A man who became famous in 1970 by skiing down Mt. Everest completed his third summit of the world’s highest peak at the record age of 80.
Upon reaching the 29,029-foot summit at 9:05 a.m. local time Yuichiro Miura and his son Gota made a phone call to his daughter Emili.
“I made it!” Miura said over the phone. “I never imagined I could make it to the top of Mount Everest at age 80. This is the world’s best feeling, although I’m totally exhausted. Even at 80, I can still do quite well.”
Emili, whose reaction was being broadcast live over NHK, smiled and clapped.
“It is to challenge [my] own ultimate limit,” Miura had written on his expedition website. “It is to honor the great Mother Nature. And if the limit of age 80 is at the summit of Mt. Everest, the highest place on earth, one can never be happier.”
The feat was all the more meaningful for Miura because in January he had had heart surgery to correct his irregular heartbeat. That was his fourth heart operation since 2007. He had also suffered a broken pelvis and left thigh bone in a 2009 skiing accident.

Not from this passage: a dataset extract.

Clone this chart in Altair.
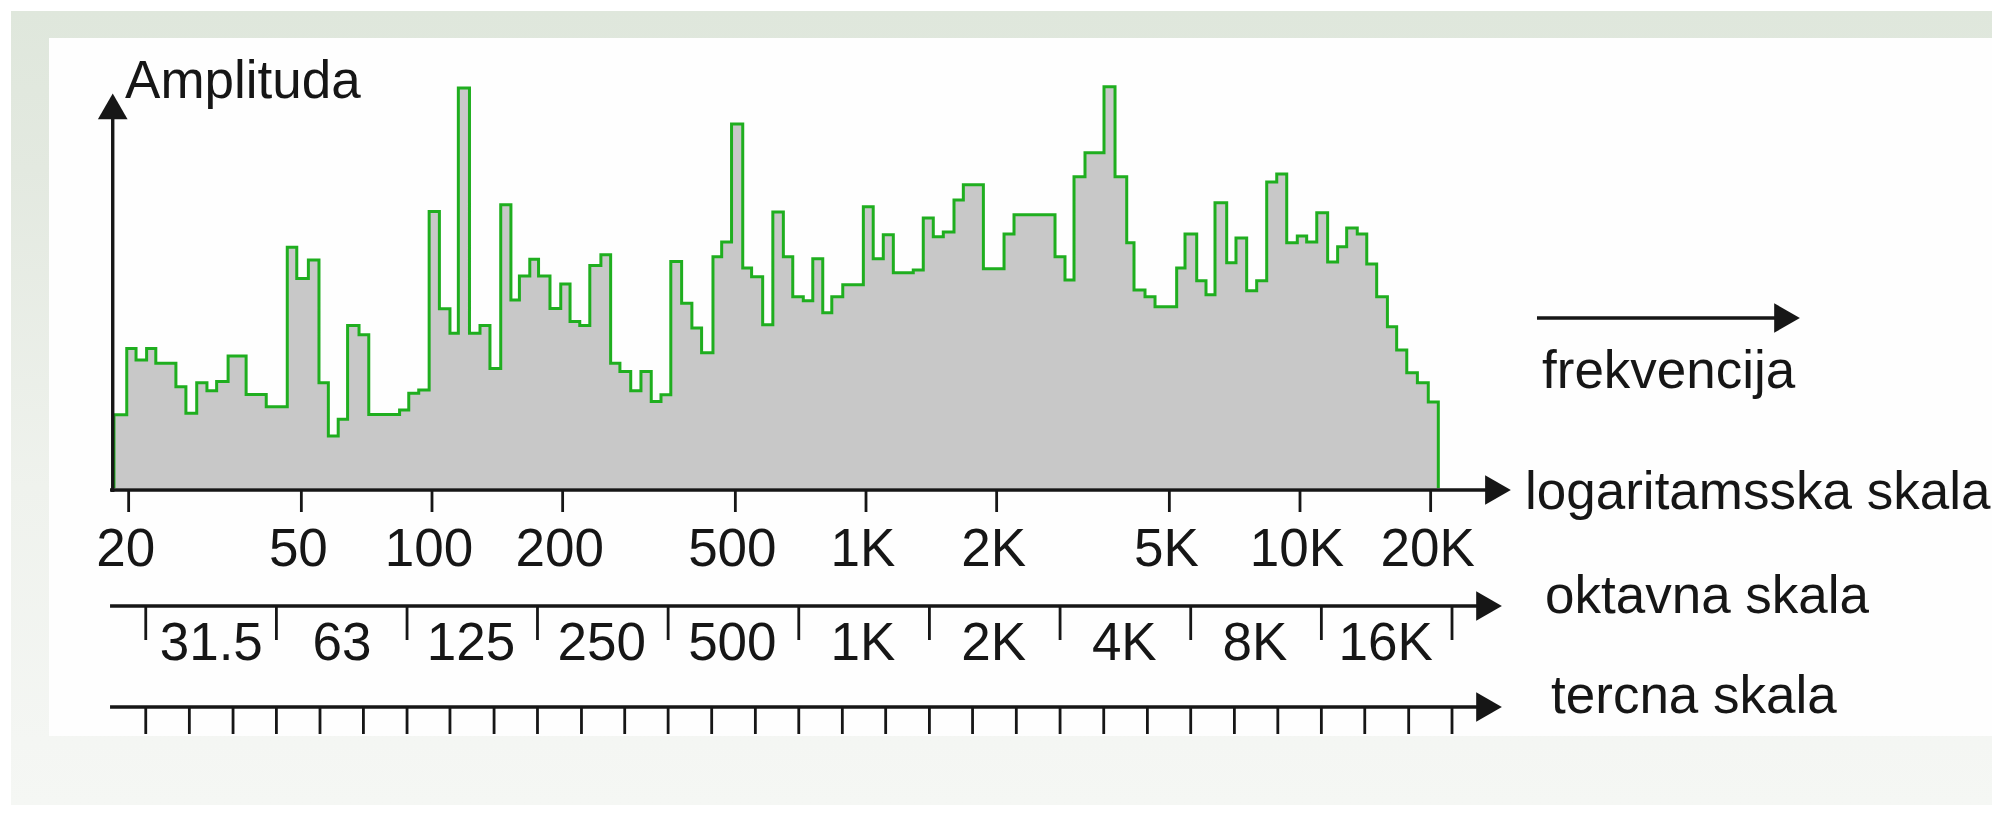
import altair as alt
import pandas as pd

# ---------------- data ----------------
# start frequency (Hz) of each constant-amplitude step of the spectrum
band_start_hz = [
    18.5, 19.8, 20.8, 22.0, 23.1, 25.7, 27.1, 28.7, 30.3, 31.9,
    33.9, 37.3, 41.5, 46.4, 48.8, 51.9, 54.9, 57.7, 60.8, 63.9,
    67.9, 71.5, 84.2, 88.4, 93.2, 98.5, 104, 110, 115, 122,
    129, 136, 144, 152, 159, 168, 176, 187, 198, 208,
    219, 231, 245, 258, 271, 287, 303, 320, 337, 355,
    376, 397, 418, 444, 465, 490, 520, 545, 578, 610,
    645, 678, 717, 754, 795, 834, 884, 986, 1039, 1096,
    1156, 1285, 1355, 1429, 1507, 1595, 1676, 1864, 2080, 2193,
    2726, 2874, 3015, 3196, 3535, 3748, 3988, 4145, 4394, 4634,
    5198, 5433, 5781, 6073, 6370, 6778, 7120, 7536, 7947, 8381,
    8839, 9320, 9858, 10360, 10930, 11580, 12210, 12810, 13550, 14250,
    15020, 15900, 16700, 17620, 18640, 19750,
]
# amplitude of each step (arbitrary units, 0 = frequency axis)
band_amplitude = [
    18.3, 34.9, 32.0, 34.9, 31.2, 25.3, 18.7, 26.3, 24.3, 26.6,
    33.0, 23.4, 20.3, 60.2, 52.4, 57.0, 26.3, 13.0, 17.2, 40.6,
    38.3, 18.4, 19.5, 23.7, 24.5, 69.1, 44.8, 38.7, 100.0, 38.7,
    40.6, 29.9, 70.8, 47.0, 53.0, 57.2, 53.0, 44.9, 51.0, 41.6,
    40.6, 55.6, 58.3, 31.2, 29.1, 24.3, 29.1, 21.6, 23.3, 56.6,
    46.2, 40.0, 33.8, 57.8, 61.5, 91.0, 55.0, 52.8, 40.8, 69.0,
    57.8, 47.8, 46.8, 57.3, 43.8, 47.8, 50.8, 70.3, 57.3, 63.3,
    53.8, 54.5, 67.5, 62.8, 64.0, 72.0, 75.8, 54.8, 63.5, 68.3,
    57.8, 52.0, 77.8, 83.8, 100.3, 77.8, 61.3, 49.5, 47.8, 45.3,
    55.0, 63.5, 51.8, 48.3, 71.3, 56.3, 62.5, 49.3, 51.8, 76.5,
    78.5, 61.3, 63.0, 61.5, 68.8, 56.5, 60.3, 65.0, 63.5, 56.0,
    47.8, 40.3, 34.5, 28.8, 26.3, 21.5,
]
band_end_hz = 20830

log_tick_hz = [20, 50, 100, 200, 500, 1000, 2000, 5000, 10000, 20000]
log_tick_text = ["20", "50", "100", "200", "500", "1K", "2K", "5K", "10K", "20K"]

octave_edge_hz = [21.9, 43.8, 87.6, 175, 350, 700, 1400, 2800, 5600, 11200, 22400]
octave_center_hz = [31.5, 63, 125, 250, 500, 1000, 2000, 4000, 8000, 16000]
octave_text = ["31.5", "63", "125", "250", "500", "1K", "2K", "4K", "8K", "16K"]

third_edge_hz = [
    21.9, 27.6, 34.8, 43.8, 55.2, 69.5, 87.6, 110, 139, 175, 221,
    278, 350, 441, 556, 700, 882, 1110, 1400, 1760, 2220, 2800,
    3530, 4450, 5600, 7060, 8890, 11200, 14100, 17800, 22400,
]

scale_names = ["logaritamsska skala", "oktavna skala", "tercna skala"]

# ---------------- scales ----------------
XS = alt.Scale(type="log", domain=[10.545, 393060], nice=False)
YS = alt.Scale(domain=[-79.25, 120], nice=False, zero=False)


def xf(field):
    return alt.X(f"{field}:Q", scale=XS, axis=None)


def yf(field):
    return alt.Y(f"{field}:Q", scale=YS, axis=None)


FONT = "Liberation Sans"
INK = "#161616"
one_row = pd.DataFrame({"k": [0]})

# ---------------- background frame ----------------
frame_fill = alt.Gradient(
    gradient="linear",
    stops=[
        alt.GradientStop(color="#dfe7dc", offset=0),
        alt.GradientStop(color="#e3e9e0", offset=0.2),
        alt.GradientStop(color="#eff2ed", offset=0.6),
        alt.GradientStop(color="#f4f6f3", offset=0.92),
        alt.GradientStop(color="#f5f7f4", offset=1),
    ],
    x1=0, x2=0, y1=0, y2=1,
)
frame = alt.Chart(one_row).mark_rect(fill=frame_fill, strokeWidth=0).encode(
    x=alt.value(3), x2=alt.value(1984), y=alt.value(3), y2=alt.value(797)
)
panel = alt.Chart(one_row).mark_rect(fill="#fefefe", strokeWidth=0).encode(
    x=alt.value(41), x2=alt.value(1984), y=alt.value(30), y2=alt.value(728)
)

# ---------------- spectrum ----------------
area_df = pd.DataFrame({
    "f": band_start_hz + [band_end_hz],
    "a": band_amplitude + [band_amplitude[-1]],
})
area = alt.Chart(area_df).mark_area(
    interpolate="step-after", color="#c8c8c8", opacity=1
).encode(x=xf("f"), y=yf("a"), y2=alt.datum(0))

line_f = [band_start_hz[0]] + band_start_hz + [band_end_hz, band_end_hz]
line_a = [0] + band_amplitude + [band_amplitude[-1], 0]
line_df = pd.DataFrame({"f": line_f, "a": line_a, "i": list(range(len(line_f)))})
outline = alt.Chart(line_df).mark_line(
    interpolate="step-after", color="#1fae1f", strokeWidth=3.0
).encode(x=xf("f"), y=yf("a"), order="i:Q")

# ---------------- axes / scales ----------------
hline_df = pd.DataFrame({
    "f": [18.12, 18.12, 18.12, 35160],
    "f2": [27400, 26270, 26270, 127630],
    "a": [-0.5, -29.5, -54.75, 42.5],
})
hlines = alt.Chart(hline_df).mark_rule(color=INK, strokeWidth=3.6).encode(
    x=xf("f"), x2="f2:Q", y=yf("a")
)
yaxis = alt.Chart(pd.DataFrame({"f": [18.38], "a": [-1.0], "a2": [93.0]})).mark_rule(
    color=INK, strokeWidth=3.4
).encode(x=xf("f"), y=yf("a"), y2="a2:Q")

tick_rows = (
    [{"f": f, "a": -0.5, "a2": -6.0} for f in log_tick_hz]
    + [{"f": f, "a": -29.5, "a2": -38.0} for f in octave_edge_hz]
    + [{"f": f, "a": -54.75, "a2": -61.5} for f in third_edge_hz]
)
ticks = alt.Chart(pd.DataFrame(tick_rows)).mark_rule(color=INK, strokeWidth=2.8).encode(
    x=xf("f"), y=yf("a"), y2="a2:Q"
)

arrow_df = pd.DataFrame({
    "f": [18.38, 28590, 27260, 27260, 132480],
    "a": [95.4, -0.5, -29.5, -54.75, 42.5],
    "shape": ["triangle-up", "triangle-right", "triangle-right", "triangle-right", "triangle-right"],
})
arrows = alt.Chart(arrow_df).mark_point(
    filled=True, size=880, opacity=1, color=INK, strokeWidth=0
).encode(x=xf("f"), y=yf("a"), shape=alt.Shape("shape:N", scale=None))

# ---------------- texts ----------------
tick_text_df = pd.DataFrame(
    [{"f": f, "a": -19.5, "t": t} for f, t in zip(log_tick_hz, log_tick_text)]
    + [{"f": f, "a": -43.0, "t": t} for f, t in zip(octave_center_hz, octave_text)]
)
tick_texts = alt.Chart(tick_text_df).mark_text(
    align="center", baseline="alphabetic", dx=-3, font=FONT, fontSize=53, color=INK
).encode(x=xf("f"), y=yf("a"), text="t:N")

title_df = pd.DataFrame({
    "f": [19.62, 36110, 32995, 36690, 37880],
    "a": [97.5, 25.0, -5.25, -31.25, -56.25],
    "t": ["Amplituda", "frekvencija"] + scale_names,
})
titles = alt.Chart(title_df).mark_text(
    align="left", baseline="alphabetic", font=FONT, fontSize=53, color=INK
).encode(x=xf("f"), y=yf("a"), text="t:N")

chart = alt.layer(
    frame, panel, area, outline, hlines, yaxis, ticks, arrows, tick_texts, titles
).properties(
    width=1984, height=797, padding=0,
    autosize=alt.AutoSizeParams(type="none"), background="#ffffff",
).configure_view(stroke=None)

chart.save("out.html", embed_options={"renderer": "svg", "actions": False})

Miura has built his life around implausible feats of daring and endurance. In his youth he built a reputation as a daredevil skier, following in the footsteps of his father Keizo Miura, another legendary skier. In 1970 Yuichiro skied down 4,000 vertical feet from Everest’s South Col. The slope is steep enough to require him to use a parachute to slow his descent. The feat was immortalized in the 1975 documentary “The Man Who Skied Down Everest”. The film became the first sports documentary to win an Oscar.
This was Miura’s third time on the summit of Everest. Miura first summited Everest at the age of 70 and set a record as the oldest to perform the feat. At the age of 75 he became the only man to make the climb twice in his 70s. His second ascent, which occurred in 2008, was partially overshadowed by the successful summit a day earlier by a 76-year-old Nepali climber Min Bahadur Sherchan.
Sherchan, now 81, threatens to overshadow Miura’s feat yet again by summiting Everest next week. On Wednesday Sherchan had said during a call from base camp that he was “ready to take up the challenge.” He said he was in good health now despite the severe digestive problems he had suffered several days ago.